STF: Tema 1.237 – É dever do Estado indenizar vítimas de bala perdida em operações policiais

Postado por: Francisco Ilídio Ferreira Rocha

Por: Maria Eduarda Borges Monteiro Costa

Neste mês de abril de 2024, o Supremo Tribunal Federal (STF) fixou a tese de que o Estado deve ser responsabilizado, na esfera cível, por mortes ou ferimentos causados a indivíduos vítimas de disparos de armas de fogo durante operações de segurança pública. Consequentemente, passa a ser obrigação do poder público indenizar financeiramente a vítima ou seus familiares.

O assunto em questão é o Recurso Extraordinário com Agravo (ARE) 1385315 e Repercussão Geral (Tema 1.237), que versa sobre a condenação e responsabilização do poder público ao pagamento de indenização por morte ou ferimento ocorrido durante confronto armado entre criminosos e as forças de segurança pública, quando não for possível determinar a origem do disparo.

O caso concreto se refere à morte de Vanderlei Conceição de Albuquerque, de 34 anos, em junho de 2015, atingido por projétil de arma de fogo dentro de casa, durante uma operação realizada pelo Exército no Complexo da Maré, no Rio de Janeiro. Por entenderem que a União e o Estado do Rio de Janeiro deveriam ser responsabilizados pelos danos que sofreram em razão do confronto armado no local, os familiares da vítima iniciaram ação de responsabilidade civil postulando indenização.

Ocorre que, durante a perícia realizada no processo, não se pôde concluir com certeza se o tiro que causou tamanha fatalidade foi disparado pelos militares do Exército que participaram da operação.

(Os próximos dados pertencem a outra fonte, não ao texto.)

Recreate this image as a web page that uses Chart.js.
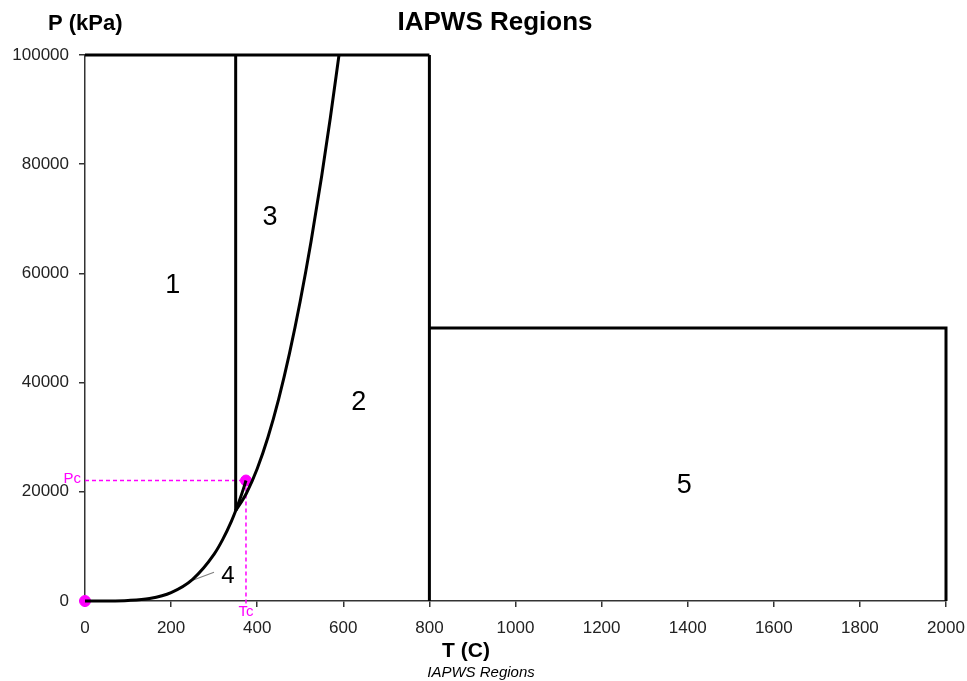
<!DOCTYPE html>
<html>
<head>
<meta charset="utf-8">
<script src="https://cdn.jsdelivr.net/npm/chart.js@4.4.1/dist/chart.umd.min.js"></script>
<style>
html,body{margin:0;padding:0;background:#fff;}
#wrap{width:967px;height:681px;position:relative;}
</style>
</head>
<body>
<div id="wrap"><canvas id="c"></canvas></div>
<script>
// ---- data (T in °C, P in kPa) ----
const xTicks = [0,200,400,600,800,1000,1200,1400,1600,1800,2000];
const yTicks = [0,20000,40000,60000,80000,100000];

const topT = [0, 800];
const topP = [100000, 100000];
const v350T = [350, 350];
const v350P = [16529, 100000];
const v800T = [800, 800];
const v800P = [0, 100000];
const r5T = [800, 2000, 2000];
const r5P = [50000, 50000, 0];

const satT = [0, 50, 100, 150, 200, 250, 300, 320, 340, 350, 360, 370, 373.946];
const satP = [0.6, 12.4, 101.4, 476.2, 1554.9, 3976.2, 8587.9, 11284, 14587, 16529, 18666, 21044, 22064];

const b23T = [350, 375, 400, 425, 450, 475, 500, 525, 550, 570, 590];
const b23P = [16529, 19745, 24236, 30000, 37039, 45351, 54939, 65799, 77935, 88560, 100000];

const critT = 373.946;
const critP = 22064;
const pcLineT = [0, critT];
const pcLineP = [critP, critP];
const tcLineT = [critT, critT];
const tcLineP = [critP, -900];
const markT = [0, critT];
const markP = [0, critP];

const leaderT = [251.6, 299.7];
const leaderP = [3846, 5256];

const regionNames = ["1", "3", "2", "5", "4"];
const regionT = [204, 430, 636, 1392, 332];
const regionP = [57700, 70300, 36400, 21200, 4500];

function pts(xs, ys){ return xs.map((x,i)=>({x:x, y:ys[i]})); }

const FONT = "'Liberation Sans', Arial, sans-serif";
const black = '#000';

function lineDs(xs, ys, extra){
  return Object.assign({
    data: pts(xs, ys), showLine: true, borderColor: black, borderWidth: 3,
    pointRadius: 0, fill: false, tension: 0, clip: 6
  }, extra||{});
}

const textPlugin = {
  id: 'texts',
  afterDatasetsDraw(chart){
    const ctx = chart.ctx, xs = chart.scales.x, ys = chart.scales.y;
    ctx.save();
    ctx.textAlign = 'center';
    ctx.textBaseline = 'middle';
    ctx.fillStyle = '#000';
    regionNames.forEach((t,i)=>{
      ctx.font = (t === '4' ? '24px ' : '27px ') + FONT;
      ctx.fillText(t, xs.getPixelForValue(regionT[i]), ys.getPixelForValue(regionP[i]));
    });
    // magenta labels
    ctx.fillStyle = '#ff00ff';
    ctx.font = '15px ' + FONT;
    ctx.textAlign = 'right';
    ctx.fillText('Pc', xs.left - 4, ys.getPixelForValue(critP) - 2);
    ctx.textAlign = 'center';
    ctx.fillText('Tc', xs.getPixelForValue(critT), ys.bottom + 11);
    // titles
    ctx.fillStyle = '#000';
    ctx.font = 'bold 26px ' + FONT;
    ctx.fillText('IAPWS Regions', 495, 23);
    ctx.font = 'bold 22px ' + FONT;
    ctx.textAlign = 'left';
    ctx.fillText('P (kPa)', 48, 24);
    ctx.textAlign = 'center';
    ctx.font = 'bold 21px ' + FONT;
    ctx.fillText('T (C)', 466, 651);
    ctx.font = 'italic 15px ' + FONT;
    ctx.fillText('IAPWS Regions', 481, 673);
    ctx.restore();
  }
};

new Chart(document.getElementById('c'), {
  type: 'scatter',
  data: {
    datasets: [
      lineDs(topT, topP),
      lineDs(v350T, v350P),
      lineDs(v800T, v800P),
      lineDs(r5T, r5P),
      lineDs(satT, satP, {cubicInterpolationMode: 'monotone'}),
      lineDs(b23T, b23P, {cubicInterpolationMode: 'monotone'}),
      lineDs(leaderT, leaderP, {borderColor: '#808080', borderWidth: 1.2}),
      lineDs(pcLineT, pcLineP, {borderColor: '#ff00ff', borderWidth: 1.5, borderDash: [4,3], clip: false}),
      lineDs(tcLineT, tcLineP, {borderColor: '#ff00ff', borderWidth: 1.5, borderDash: [4,3], clip: false}),
      {data: pts(markT, markP), showLine: false, pointRadius: 5.5, pointBackgroundColor: '#ff00ff',
       pointBorderColor: '#ff00ff', pointBorderWidth: 1, clip: false}
    ]
  },
  options: {
    responsive: true,
    maintainAspectRatio: false,
    animation: false,
    events: [],
    layout: {padding: {left: 0, right: 21, top: 55, bottom: 0}},
    plugins: {legend: {display: false}, tooltip: {enabled: false}, title: {display: false}},
    scales: {
      x: {
        type: 'linear', min: 0, max: 2000,
        afterBuildTicks: (s)=>{ s.ticks = xTicks.map(v=>({value:v})); },
        afterFit: (s)=>{ s.height = 80; s.paddingLeft = 0; s.paddingRight = 0; },
        grid: {display: true, drawOnChartArea: false, drawTicks: true, tickLength: 6, color: '#333', lineWidth: 1.5},
        border: {display: true, color: '#333', width: 1.5},
        ticks: {color: '#222', font: {family: FONT, size: 17}, padding: 11, maxRotation: 0, autoSkip: false,
                callback: (v)=>String(v)}
      },
      y: {
        type: 'linear', min: 0, max: 100000,
        afterBuildTicks: (s)=>{ s.ticks = yTicks.map(v=>({value:v})); },
        afterFit: (s)=>{ s.width = 85; s.paddingTop = 0; s.paddingBottom = 0; },
        grid: {display: true, drawOnChartArea: false, drawTicks: true, tickLength: 6, color: '#333', lineWidth: 1.5},
        border: {display: true, color: '#333', width: 1.5},
        ticks: {color: '#222', font: {family: FONT, size: 17}, padding: 10, autoSkip: false,
                callback: (v)=>String(v)}
      }
    }
  },
  plugins: [textPlugin]
});
</script>
</body>
</html>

Em razão disso, a grande discussão sobre o caso girava em torno do dever do Estado em pagar indenização por morte ou ferimento causado por bala perdida em operação de segurança pública, quando não for possível identificar a origem do tiro.

Por maioria (9×2), o Supremo Tribunal Federal determinou que a União deveria ser responsabilizada pela morte da vítima de bala perdida disparada durante operação militar realizada no Complexo da Maré, no Rio de Janeiro/RJ. Sobressaindo-se à falta de conclusão na perícia sobre a autoria do disparo, prevaleceu a interpretação de que, dado que a operação foi conduzida por uma força federal, a responsabilidade pela morte recai sobre a União.

Em seu voto, o relator Ministro Edson Fachin, condenou a União a pagar à família da vítima indenização no valor de R$ 500 mil (quinhentos mil reais) e também determinou o ressarcimento pelas despesas com o funeral e o pagamento de pensão vitalícia. A proposta foi confirmada pelo colegiado.

A decisão teve como base o fundamento de que o poder público é responsável por reparar os danos que seus agentes causarem às pessoas, seja por ação ou omissão (art. 37, § 6º, da CF/88). Assim, em caso de morte ou ferimento ocorrido em operação de segurança pública com o uso de armas de fogo, o poder público pode ser condenado a pagar indenização às vítimas ou aos seus familiares. A impossibilidade de identificar de onde partiu o disparo deve ser considerada pelo juiz ao avaliar o caso, mas não é suficiente para afastar a responsabilidade do poder público.

Igualmente, não é possível exigir que, para terem direito à indenização, a vítima ou seus familiares provem que o tiro foi dado pelo policial. O poder público é quem deve demonstrar que seus agentes não causaram a morte ou o ferimento. No caso analisado, como o poder público não provou que os agentes do Exército não causaram a morte, o Supremo Tribunal Federal reformou a decisão da origem para condenar a União (ente público do qual o Exército faz parte) a indenizar os familiares da vítima. O Estado do Rio de Janeiro, no entanto, não foi condenado porque a Polícia Militar (que faz parte do Estado-membro) não participava da operação quando ocorreu a morte.